Faithfully return all lines, omitting every embedded picture.

━━━ Source excerpt

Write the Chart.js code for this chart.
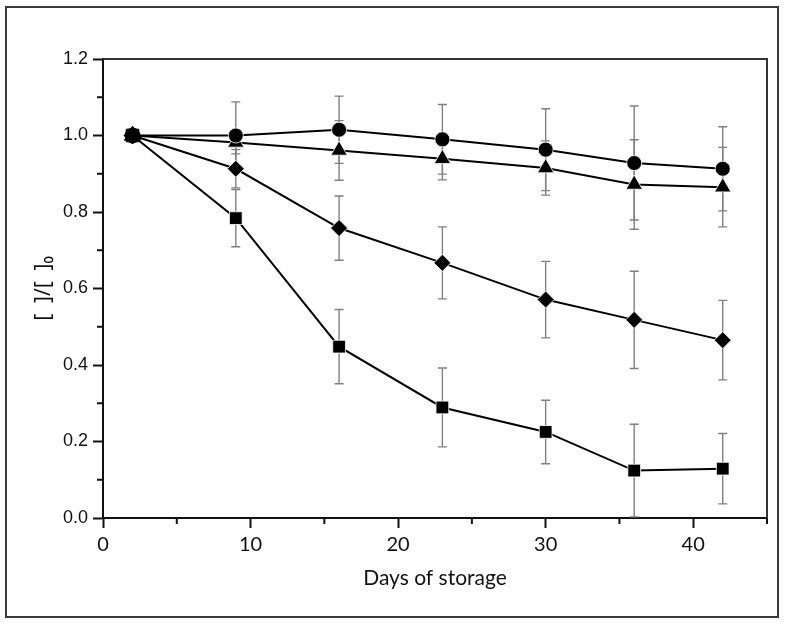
<!DOCTYPE html>
<html><head><meta charset="utf-8">
<script src="https://cdn.jsdelivr.net/npm/chart.js@4"></script>
<style>
html,body{margin:0;padding:0;background:#fff;}
#wrap{position:relative;width:787px;height:628px;}
#frame{position:absolute;left:5px;top:6px;width:770px;height:608px;border:2px solid #3a3a3a;pointer-events:none;}
canvas{position:absolute;left:0;top:0;}
</style></head><body>
<div id="wrap"><canvas id="c" width="787" height="628"></canvas><div id="frame"></div></div>
<script>
const days = [2, 9, 16, 23, 30, 36, 42];
const circleMean = [1.0, 1.0, 1.015, 0.99, 0.963, 0.928, 0.913];
const circleErr = [0, 0.088, 0.088, 0.091, 0.107, 0.149, 0.11];
const triangleMean = [1.0, 0.982, 0.961, 0.939, 0.915, 0.872, 0.865];
const triangleErr = [0, 0.03, 0.078, 0.055, 0.071, 0.117, 0.104];
const diamondMean = [1.0, 0.913, 0.758, 0.667, 0.571, 0.518, 0.465];
const diamondErr = [0, 0.05, 0.084, 0.094, 0.1, 0.127, 0.104];
const squareMean = [1.0, 0.784, 0.448, 0.289, 0.225, 0.124, 0.129];
const squareErr = [0, 0.075, 0.097, 0.103, 0.083, 0.121, 0.092];
const xMinorTicks = [5, 15, 25, 35, 45];
const yMinorTicks = [0.1, 0.3, 0.5, 0.7, 0.9, 1.1];
const xTitle = 'Days of storage';
const yTitle = '[  ]/[  ]\u2080';

const series = [
  {mean: circleMean, err: circleErr, style: 'circle', r: 7.5},
  {mean: triangleMean, err: triangleErr, style: 'triangle', r: 9.5},
  {mean: diamondMean, err: diamondErr, style: 'rectRot', r: 8.5},
  {mean: squareMean, err: squareErr, style: 'rect', r: 9}
];

const errorBars = {
  id: 'errorBars',
  beforeDatasetsDraw(chart) {
    const {ctx, scales: {x, y}} = chart;
    ctx.save();
    ctx.strokeStyle = '#808080';
    ctx.lineWidth = 1.4;
    series.forEach(s => {
      s.mean.forEach((m, i) => {
        const e = s.err[i];
        if (!e) return;
        const px = x.getPixelForValue(days[i]);
        const pt = y.getPixelForValue(m + e);
        const pb = y.getPixelForValue(m - e);
        ctx.beginPath();
        ctx.moveTo(px, pt); ctx.lineTo(px, pb);
        ctx.moveTo(px - 4.5, pt); ctx.lineTo(px + 4.5, pt);
        ctx.moveTo(px - 4.5, pb); ctx.lineTo(px + 4.5, pb);
        ctx.stroke();
      });
    });
    ctx.restore();
  }
};

const frameAndMinor = {
  id: 'frameAndMinor',
  afterDraw(chart) {
    const {ctx, chartArea: a, scales: {x, y}} = chart;
    ctx.save();
    ctx.strokeStyle = '#333';
    ctx.lineWidth = 2;
    ctx.beginPath();
    ctx.moveTo(a.left, a.top); ctx.lineTo(a.right, a.top); ctx.lineTo(a.right, a.bottom);
    ctx.stroke();
    ctx.strokeStyle = '#111';
    ctx.beginPath();
    xMinorTicks.forEach(v => {
      const px = x.getPixelForValue(v);
      ctx.moveTo(px, a.bottom); ctx.lineTo(px, a.bottom + 6);
    });
    yMinorTicks.forEach(v => {
      const py = y.getPixelForValue(v);
      ctx.moveTo(a.left - 6, py); ctx.lineTo(a.left, py);
    });
    ctx.stroke();
    ctx.restore();
  }
};

new Chart(document.getElementById('c'), {
  type: 'line',
  data: {
    datasets: series.map(s => ({
      data: days.map((d, i) => ({x: d, y: s.mean[i]})),
      borderColor: '#000',
      borderWidth: 2,
      pointStyle: s.style,
      pointRadius: s.r,
      pointBackgroundColor: '#000',
      pointBorderColor: ctx => ctx.dataIndex === 0 ? '#000' : '#fff',
      pointBorderWidth: 0.8,
      tension: 0,
      fill: false
    }))
  },
  options: {
    responsive: false,
    animation: false,
    devicePixelRatio: 1,
    layout: {padding: {left: 0, top: 59, right: 20, bottom: 30}},
    plugins: {legend: {display: false}, tooltip: {enabled: false}},
    scales: {
      x: {
        type: 'linear', min: 0, max: 45,
        afterBuildTicks: s => { s.ticks = s.ticks.filter(t => Math.abs(t.value % 10) < 1e-9); },
        afterFit: s => { s.height = 80; },
        ticks: {stepSize: 10, color: '#111', padding: 5, font: {family: 'Lato', size: 20}, maxRotation: 0},
        grid: {drawOnChartArea: false, drawTicks: true, tickLength: 10, tickColor: '#111', tickWidth: 2},
        border: {display: true, color: '#111', width: 2},
        title: {display: true, text: xTitle, color: '#111', font: {family: 'Lato', size: 21}, padding: {top: 0, bottom: 7}}
      },
      y: {
        type: 'linear', min: 0, max: 1.2,
        afterFit: s => { s.width = 103; },
        ticks: {stepSize: 0.2, color: '#111', padding: 5, font: {family: 'Liberation Sans', size: 18},
          callback: v => Number(v).toFixed(1)},
        grid: {drawOnChartArea: false, drawTicks: true, tickLength: 10, tickColor: '#111', tickWidth: 2},
        border: {display: true, color: '#111', width: 2},
        title: {display: true, text: yTitle, color: '#111', font: {family: 'Noto Sans', size: 21}, padding: {top: 31, bottom: 0}}
      }
    }
  },
  plugins: [errorBars, frameAndMinor]
});
</script>
</body></html>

━━━━━━

**Task answer**
Write the Chart.js code for this chart.
<!DOCTYPE html>
<html><head><meta charset="utf-8">
<script src="https://cdn.jsdelivr.net/npm/chart.js@4"></script>
<style>
html,body{margin:0;padding:0;background:#fff;}
#wrap{position:relative;width:787px;height:628px;}
#frame{position:absolute;left:5px;top:6px;width:770px;height:608px;border:2px solid #3a3a3a;pointer-events:none;}
canvas{position:absolute;left:0;top:0;}
</style></head><body>
<div id="wrap"><canvas id="c" width="787" height="628"></canvas><div id="frame"></div></div>
<script>
const days = [2, 9, 16, 23, 30, 36, 42];
const circleMean = [1.0, 1.0, 1.015, 0.99, 0.963, 0.928, 0.913];
const circleErr = [0, 0.088, 0.088, 0.091, 0.107, 0.149, 0.11];
const triangleMean = [1.0, 0.982, 0.961, 0.939, 0.915, 0.872, 0.865];
const triangleErr = [0, 0.03, 0.078, 0.055, 0.071, 0.117, 0.104];
const diamondMean = [1.0, 0.913, 0.758, 0.667, 0.571, 0.518, 0.465];
const diamondErr = [0, 0.05, 0.084, 0.094, 0.1, 0.127, 0.104];
const squareMean = [1.0, 0.784, 0.448, 0.289, 0.225, 0.124, 0.129];
const squareErr = [0, 0.075, 0.097, 0.103, 0.083, 0.121, 0.092];
const xMinorTicks = [5, 15, 25, 35, 45];
const yMinorTicks = [0.1, 0.3, 0.5, 0.7, 0.9, 1.1];
const xTitle = 'Days of storage';
const yTitle = '[  ]/[  ]\u2080';

const series = [
  {mean: circleMean, err: circleErr, style: 'circle', r: 7.5},
  {mean: triangleMean, err: triangleErr, style: 'triangle', r: 9.5},
  {mean: diamondMean, err: diamondErr, style: 'rectRot', r: 8.5},
  {mean: squareMean, err: squareErr, style: 'rect', r: 9}
];

const errorBars = {
  id: 'errorBars',
  beforeDatasetsDraw(chart) {
    const {ctx, scales: {x, y}} = chart;
    ctx.save();
    ctx.strokeStyle = '#808080';
    ctx.lineWidth = 1.4;
    series.forEach(s => {
      s.mean.forEach((m, i) => {
        const e = s.err[i];
        if (!e) return;
        const px = x.getPixelForValue(days[i]);
        const pt = y.getPixelForValue(m + e);
        const pb = y.getPixelForValue(m - e);
        ctx.beginPath();
        ctx.moveTo(px, pt); ctx.lineTo(px, pb);
        ctx.moveTo(px - 4.5, pt); ctx.lineTo(px + 4.5, pt);
        ctx.moveTo(px - 4.5, pb); ctx.lineTo(px + 4.5, pb);
        ctx.stroke();
      });
    });
    ctx.restore();
  }
};

const frameAndMinor = {
  id: 'frameAndMinor',
  afterDraw(chart) {
    const {ctx, chartArea: a, scales: {x, y}} = chart;
    ctx.save();
    ctx.strokeStyle = '#333';
    ctx.lineWidth = 2;
    ctx.beginPath();
    ctx.moveTo(a.left, a.top); ctx.lineTo(a.right, a.top); ctx.lineTo(a.right, a.bottom);
    ctx.stroke();
    ctx.strokeStyle = '#111';
    ctx.beginPath();
    xMinorTicks.forEach(v => {
      const px = x.getPixelForValue(v);
      ctx.moveTo(px, a.bottom); ctx.lineTo(px, a.bottom + 6);
    });
    yMinorTicks.forEach(v => {
      const py = y.getPixelForValue(v);
      ctx.moveTo(a.left - 6, py); ctx.lineTo(a.left, py);
    });
    ctx.stroke();
    ctx.restore();
  }
};

new Chart(document.getElementById('c'), {
  type: 'line',
  data: {
    datasets: series.map(s => ({
      data: days.map((d, i) => ({x: d, y: s.mean[i]})),
      borderColor: '#000',
      borderWidth: 2,
      pointStyle: s.style,
      pointRadius: s.r,
      pointBackgroundColor: '#000',
      pointBorderColor: ctx => ctx.dataIndex === 0 ? '#000' : '#fff',
      pointBorderWidth: 0.8,
      tension: 0,
      fill: false
    }))
  },
  options: {
    responsive: false,
    animation: false,
    devicePixelRatio: 1,
    layout: {padding: {left: 0, top: 59, right: 20, bottom: 30}},
    plugins: {legend: {display: false}, tooltip: {enabled: false}},
    scales: {
      x: {
        type: 'linear', min: 0, max: 45,
        afterBuildTicks: s => { s.ticks = s.ticks.filter(t => Math.abs(t.value % 10) < 1e-9); },
        afterFit: s => { s.height = 80; },
        ticks: {stepSize: 10, color: '#111', padding: 5, font: {family: 'Lato', size: 20}, maxRotation: 0},
        grid: {drawOnChartArea: false, drawTicks: true, tickLength: 10, tickColor: '#111', tickWidth: 2},
        border: {display: true, color: '#111', width: 2},
        title: {display: true, text: xTitle, color: '#111', font: {family: 'Lato', size: 21}, padding: {top: 0, bottom: 7}}
      },
      y: {
        type: 'linear', min: 0, max: 1.2,
        afterFit: s => { s.width = 103; },
        ticks: {stepSize: 0.2, color: '#111', padding: 5, font: {family: 'Liberation Sans', size: 18},
          callback: v => Number(v).toFixed(1)},
        grid: {drawOnChartArea: false, drawTicks: true, tickLength: 10, tickColor: '#111', tickWidth: 2},
        border: {display: true, color: '#111', width: 2},
        title: {display: true, text: yTitle, color: '#111', font: {family: 'Noto Sans', size: 21}, padding: {top: 31, bottom: 0}}
      }
    }
  },
  plugins: [errorBars, frameAndMinor]
});
</script>
</body></html>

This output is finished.